7. A protective circuit as claimed in

claim 1, characterized in that the overvoltage indicator (OVI) is a switching amplifier with at least one amplification stage (V1, V2), with d.c. current branches (I1, I2 and I3) and a signal input, which is connected to one of the network connections (DCIN, GND1) via a threshold element (D1) with voltage-dependent conductivity, and is designed so that the d.c. current branches (I1, I2 and I3) exclusively conduct cut-off currents of the active components (D1, V1, V2) at an on-board voltage (VB) which lies under the specified threshold value.

8. A protective circuit as claimed in

claim 6, characterized in that

the time integrator (INT) comprises the impedance chain (D2, R5, R6) with the tap (N), and the integrating capacitor (CI) which lies parallel to the input electrodes (S, G) of the electronic switch (SW),

when the switching signal (SO) is missing, the impedance chain (D2, R5, R6) charges the integrating capacitor (CI) at the charging time constant (TC=(R5+R6)·CI) with the on-board voltage (VB), and

the overvoltage indicator (OVI) is connected to an output of the tap (N) and discharges the integrating capacitor (CI) at the discharging time constant (TC=(R6·C1) as a function of the duration of the switching signal (SO).

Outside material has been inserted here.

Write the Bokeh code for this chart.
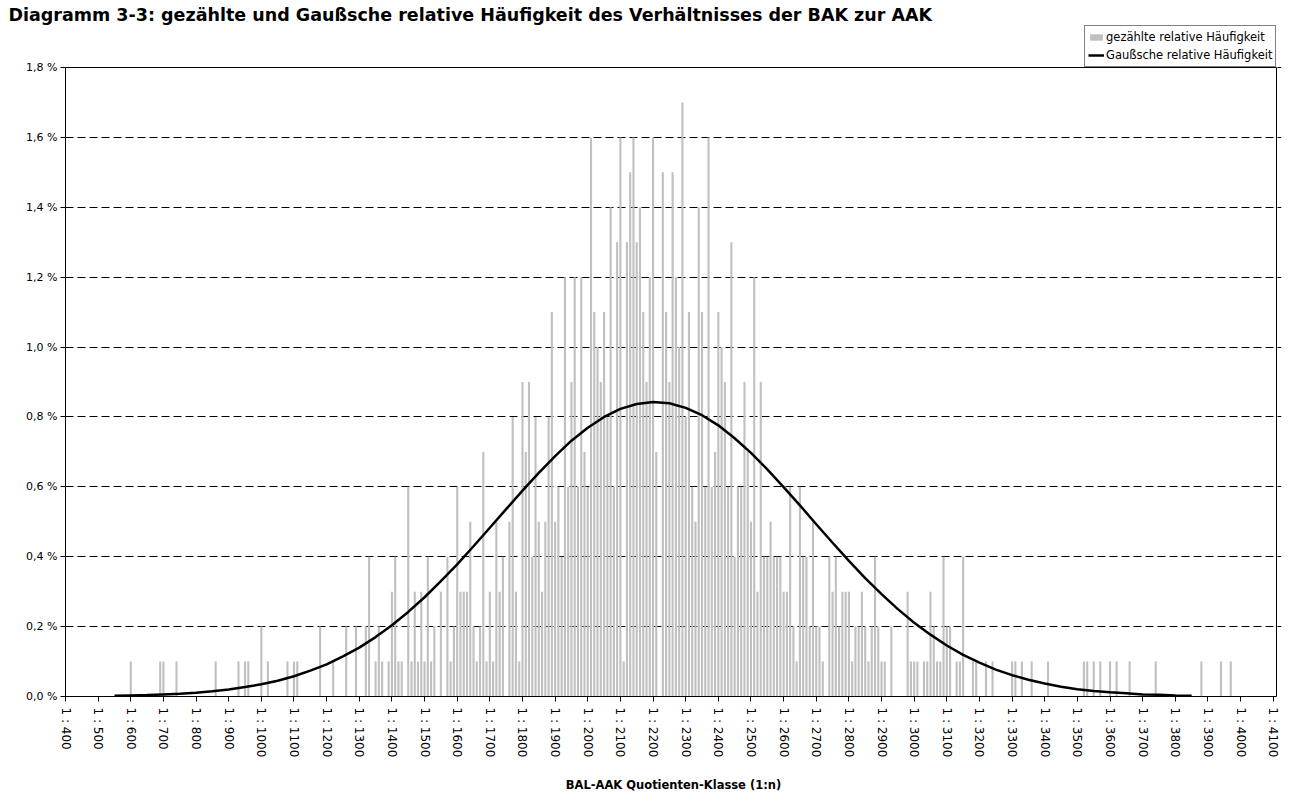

9. A protective circuit as claimed in

claim 8, characterized in that the impedance chain (D2, R5, R6) in the time integrator (INT) contains a switching diode (D2) which is polarized so that a discharge of the integrating capacitor (CI) is avoided when the on-board voltage (VB) lies significantly under the normal voltage range.

10. A protective circuit as claimed in

claim 1, characterized in that the protective circuit is integrated into the electronic unit (EU) and that the electronic unit (EU) is a telematic unit in an automobile.